The cold, salty water slapped against my skin as I told myself to relax and just try to observe the shark. If you looked up pictures of a whale shark you would see that it looks a little more like a whale then a shark, and you could convince yourself that these creatures look completely harmless, totally docile, and completely safe to swim with. It’s a little different when you're swimming right next to it, so close that you could move you're arm just a few inches and touch it. Although it’s face may look like a whale, it’s huge dark body and shark-like figure lets your brain know that this animal is definitely a shark. It was so amazing to be swimming so close to such a large creature.

Every once and a while I would have to remind myself that I could breath through my snorkel gear and didn’t have to hold my breath. I looked up from the beautifully spotted shark and looked around for Alex, who was just now realizing that I was the only member of his group to be actually swimming with the shark. “Okay, let’s head back in” he said. We turned around, swam through the group of confused swimmers who were still looking for where the shark went, and grabbed Luke along with the other lost members of our group, and climbed back into the boat.

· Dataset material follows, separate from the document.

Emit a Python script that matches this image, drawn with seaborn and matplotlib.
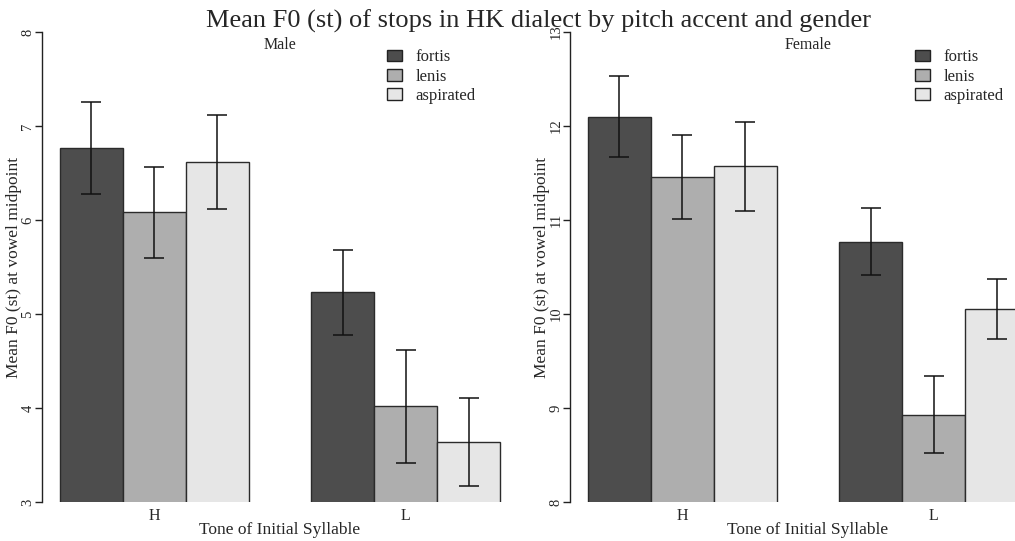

We made about three more stops to swim with the sharks before we headed back into shore. Once back at shore we put our dry clothes on and sat down for some lunch. We finished up our fish tacos and loaded everyone back into the van. As I wiped some dried salt off of my face, Alex explained to us that we would probably all be very tired and that we were all more then welcome to take a nap for our long journey home. I am guessing that Alex has never tried to sleep on the job before because as soon as you shut your eyes and rest you're head, the well-kept roads of Mexico present the van with a pot hole, a large bump, or a foreign object for the van to run over. I accepted the fact that sleeping would not be an option, so I just listened to the Top Punk-Rock Hits from the 80’s that they so kindly provided and looked out the window at the cloudless blue sky, tall cacti, and beautiful mountains that spread themselves for miles across the horizon.